The assurance of large-scale, critical software systems is complicated not only by their reliance on OSS, but by their sheer size and complexity as well. Software is constructed and supported by a team of developers and testers that use multiple software engineering tools and source code repositories, each of which plays a role in the assurance of the overall software system. Hence, even if the OSS is curated, it must become the subject of the software assurance process. The assurance activities rely on various assurance artifacts: proofs, verification tool logs, test results, human review results, etc. The challenge is the management and tracking of such artifacts in the context of a highly dynamic, agile development process, executed by distributed teams and helped by many, version-controlled repositories of specifications, models, source code, and other engineering products. 

The project described here has developed an approach and a suite of supporting tools that enable such dynamic assurance of a software product. The approach relies on the construction and continuous evolution of structured assurance arguments, which are linked to evidence artifacts that support assurance claims. These evidence artifacts are linked, in turn, to ‘implementation’ artifacts, including source, test code, test cases, etc., which are, in turn, linked design artifacts, including models, specification, etc. For the assurance argument a domain-specific language was designed, from which a visual presentation of the argument is generated. The links connecting the artifacts described above are managed and supported by a dependency tracking system, that is integrated with conventional IDE-s, modeling tools, and the source code management (git).
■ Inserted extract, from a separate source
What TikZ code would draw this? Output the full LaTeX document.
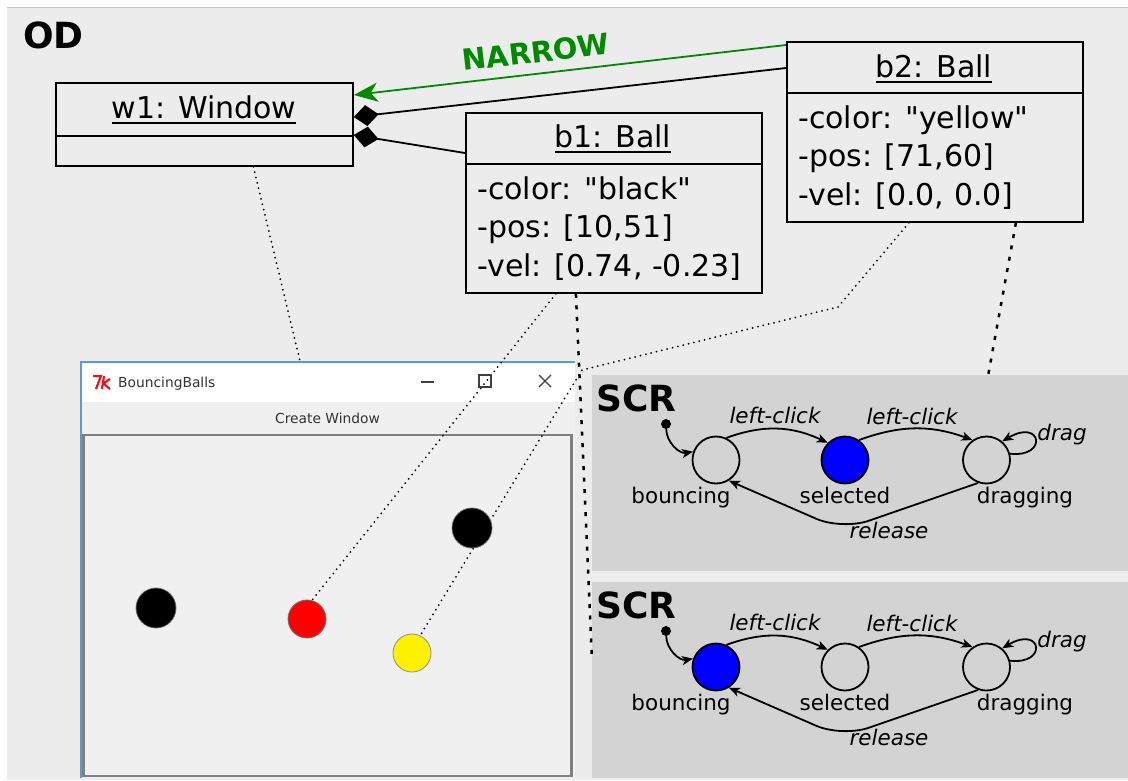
\documentclass[tikz,border=0pt]{standalone}
\usepackage{fontspec}
\setmainfont{DejaVu Sans}[Ligatures=TeXOff]
\usetikzlibrary{arrows.meta,calc}
\definecolor{bgc}{HTML}{ECECEC}
\definecolor{panelc}{HTML}{D3D3D3}
\definecolor{canvc}{HTML}{F0F0F0}
\definecolor{winblue}{HTML}{5B9BD5}
\definecolor{narrowc}{HTML}{008A00}
\definecolor{tkred}{HTML}{E8141C}
\newcommand{\myul}[1]{\setbox0=\hbox{#1}\rlap{\raisebox{-5.5pt}{\rule{\wd0}{2pt}}}\box0}
\pgfdeclarelayer{back}
\pgfdeclarelayer{lines}
\pgfsetlayers{back,lines,main}
\begin{document}
\begin{tikzpicture}[x=1pt,y=-1pt,
 boxn/.style={draw, line width=1.8pt, inner sep=0, anchor=north west},
 bline/.style={line width=1.8pt},
 titlef/.style={font=\fontsize{30}{36}\selectfont, inner sep=0, anchor=base},
 attrf/.style={font=\fontsize{30}{36}\selectfont, inner sep=0, anchor=base west},
 fdot/.style={line width=2pt, dash pattern=on 0pt off 5.5pt, line cap=round},
 hdot/.style={line width=2.5pt, dash pattern=on 4pt off 7.5pt},
 ball/.style={circle, inner sep=0, minimum size=#1, line width=0.8pt},
 state/.style={circle, draw, line width=1.8pt, minimum size=47pt, inner sep=0},
 slab/.style={font=\fontsize{21.5}{26}\selectfont, inner sep=0, anchor=base},
 elab/.style={font=\fontsize{21.5}{26}\selectfont\itshape, inner sep=0, anchor=base},
 sarr/.style={line width=1.8pt, -{Stealth[length=11pt,width=9pt,inset=3pt]}},
 big/.style={font=\fontsize{36}{40}\selectfont\bfseries, inner sep=0, anchor=base west},
 winf/.style={font=\fontsize{13.8}{16}\selectfont, inner sep=0, text=black!80},
 icon/.style={line width=1.3pt, black!75},
]
\useasboundingbox (0,0) rectangle (1128,780);
\begin{pgfonlayer}{back}
\fill[white] (0,0) rectangle (1128,780);
\fill[bgc] (7,7) rectangle (1128,780);
\draw[line width=1pt, black!22] (7,7) -- (1128,7);
% SCR panels
\node[fill=panelc, inner sep=0, anchor=north west, minimum width=536pt, minimum height=196pt] (scr1) at (592,375) {};
\node[fill=panelc, inner sep=0, anchor=north west, minimum width=536pt, minimum height=196pt] (scr2) at (592,582) {};
% window
\node[fill=canvc, inner sep=0, anchor=north west, minimum width=494pt, minimum height=416pt] (win) at (81,362) {};
\fill[white] (81,362) rectangle (575,402);
\draw[line width=2.5pt, black!50] (83.5,435) rectangle (571.5,776);
\draw[line width=1.5pt, winblue] (575,362) -- (81,362) -- (81,778);
\end{pgfonlayer}

% window contents
\node[winf, anchor=base] (menu) at (327.5,423) {Create Window};
\node[winf, anchor=base west] (wtitle) at (118,387) {BouncingBalls};
\draw[line width=2.2pt, tkred] (93,376) -- (101,376) -- (96,389);
\draw[line width=2.2pt, tkred] (104,376) -- (102,389) (110,379) -- (103.5,383.5) -- (110,389);
\draw[icon] (421,382) -- (434,382);
\draw[icon] (479,375) rectangle (491,387);
\draw[icon] (539,375) -- (551,387) (539,387) -- (551,375);

% balls
\node[ball=40pt, fill=black, draw=black!60] (blk1) at (156,608) {};
\node[ball=38pt, fill=red, draw=black!55] (red) at (307,619) {};
\node[ball=38pt, fill=yellow, draw=black!45] (yel) at (412,653) {};
\node[ball=40pt, fill=black, draw=black!60] (blk2) at (472,528) {};

% OD
\node[big] (od) at (23,48) {OD};

% UML boxes
\node[boxn, minimum width=297pt, minimum height=83pt] (w1) at (55,82) {};
\draw[bline] ([yshift=-54pt]w1.north west) -- ([yshift=-54pt]w1.north east);
\node[titlef] (w1t) at (204,118) {\myul{w1: Window}};

\node[boxn, minimum width=296pt, minimum height=180pt] (b1) at (465,112) {};
\draw[bline] ([yshift=-52pt]b1.north west) -- ([yshift=-52pt]b1.north east);
\node[titlef] (b1t) at (613,147) {\myul{b1: Ball}};
\node[attrf] (b1c) at (477,199) {-color: "black"};
\node[attrf] (b1p) at (477,237.5) {-pos: [10,51]};
\node[attrf] (b1v) at (477,276) {-vel: [0.74, -0.23]};

\node[boxn, minimum width=296pt, minimum height=180pt] (b2) at (786,41) {};
\draw[bline] ([yshift=-52pt]b2.north west) -- ([yshift=-52pt]b2.north east);
\node[titlef] (b2t) at (934,77) {\myul{b2: Ball}};
\node[attrf] (b2c) at (798,128) {-color: "yellow"};
\node[attrf] (b2p) at (798,166.5) {-pos: [71,60]};
\node[attrf] (b2v) at (798,205) {-vel: [0.0, 0.0]};

% associations
\draw[narrowc, line width=1.8pt, -{Stealth[length=24pt,width=19pt,inset=7pt]}] ([yshift=-4pt]b2.north west) -- ([yshift=-13pt]w1.north east);
\node[font=\fontsize{29}{34}\selectfont\bfseries, text=narrowc, rotate=6.6, inner sep=0] (narrow) at (536,52) {NARROW};
\draw[line width=1.8pt, {Diamond[length=25pt,width=21pt]}-] ([yshift=-35pt]w1.north east) -- ([yshift=-27pt]b2.north west);
\draw[line width=1.8pt, {Diamond[length=25pt,width=21pt]}-] ([yshift=-53pt]w1.north east) -- ([yshift=-41pt]b1.north west);

% dotted links
\coordinate (k1) at (838,307);
\coordinate (k2) at (582,370);
\begin{pgfonlayer}{lines}
\draw[fdot] ([xshift=49pt]w1.south) -- ([xshift=-28pt]win.north);
\draw[fdot] ([xshift=-58pt]b1.south) -- (red.75);
\draw[fdot] ([xshift=-26pt]b2.south) -- (k1) -- (k2) -- (yel.65);
\draw[hdot] ([xshift=-38pt]b1.south) -- ([yshift=20pt]scr2.west);
\draw[hdot] ([xshift=81pt]b2.south) -- ([xshift=128pt]scr1.north);
\end{pgfonlayer}

% state machines
\foreach \k/\sh/\fb/\fs in {1/0/none/blue,2/207/blue/none}{
\begin{scope}[shift={(0,\sh)}]
\node[big] (scrl\k) at (596,411) {SCR};
\node[circle, fill=black, inner sep=0, minimum size=10pt] (i\k) at (666,424) {};
\node[state, fill=\fb] (bo\k) at (716,460) {};
\node[state, fill=\fs] (se\k) at (845,460) {};
\node[state] (dr\k) at (986.5,460) {};
\node[slab] (lbo\k) at (681,503) {bouncing};
\node[slab] (lse\k) at (845,503) {selected};
\node[slab] (ldr\k) at (1025,503) {dragging};
\node[elab] (lc1\k) at (775,423) {left-click};
\node[elab] (lc2\k) at (912,424) {left-click};
\node[elab] (ldg\k) at (1062,440) {drag};
\node[elab] (lrl\k) at (889,538) {release};
\coordinate (rel\k) at (842,530);
\draw[sarr] (i\k) to[out=-88,in=190] (bo\k.160);
\draw[sarr] (bo\k.65) to[out=20,in=155] (se\k.135);
\draw[sarr] (se\k.55) to[out=20,in=160] (dr\k.125);
\draw[sarr] (dr\k.15) .. controls (1048,458) and (1042,418) .. (dr\k.50);
\draw[sarr, rounded corners=28pt] (dr\k.250) -- (rel\k) -- (bo\k.-58);
\end{scope}
}
\end{tikzpicture}
\end{document}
This toolsuite allows the creation and maintenance of complex dependency chains; i.e., the management of the ‘assurance provenance’. 

The talk will highlight the challenges of assurance of complex software systems that incorporate OSS, and present the proposed solution, as well as tools to support the continuous development, integration, and assurance process.


Dr. Gabor Karsai is Distinguished Professor of Computer Science and Electrical and Computer Engineering at Vanderbilt University and Senior Research Scientist at the Institute for Software-Integrated Systems. He has over thirty years of experience in research on systems and software engineering. He conducts research in the model-based design and implementation of cyber-physical systems, domain-specific languages, programming tools for visual programming environments, and the theory and practice of model-integrated computing. He has worked on several DARPA projects in the past on scheduling, faultadaptive control, and distributed resilient embedded systems. Recently he has led an ARPA-E project on a Resilient Information Architecture Platform for Smart Grid that is currently used in a DOD project that is building a reusable, open-source microgrid control system. Since 2018 he is leading a DARPA project on the assurance-driven development of cyber-physical systems with learning-enabled software components.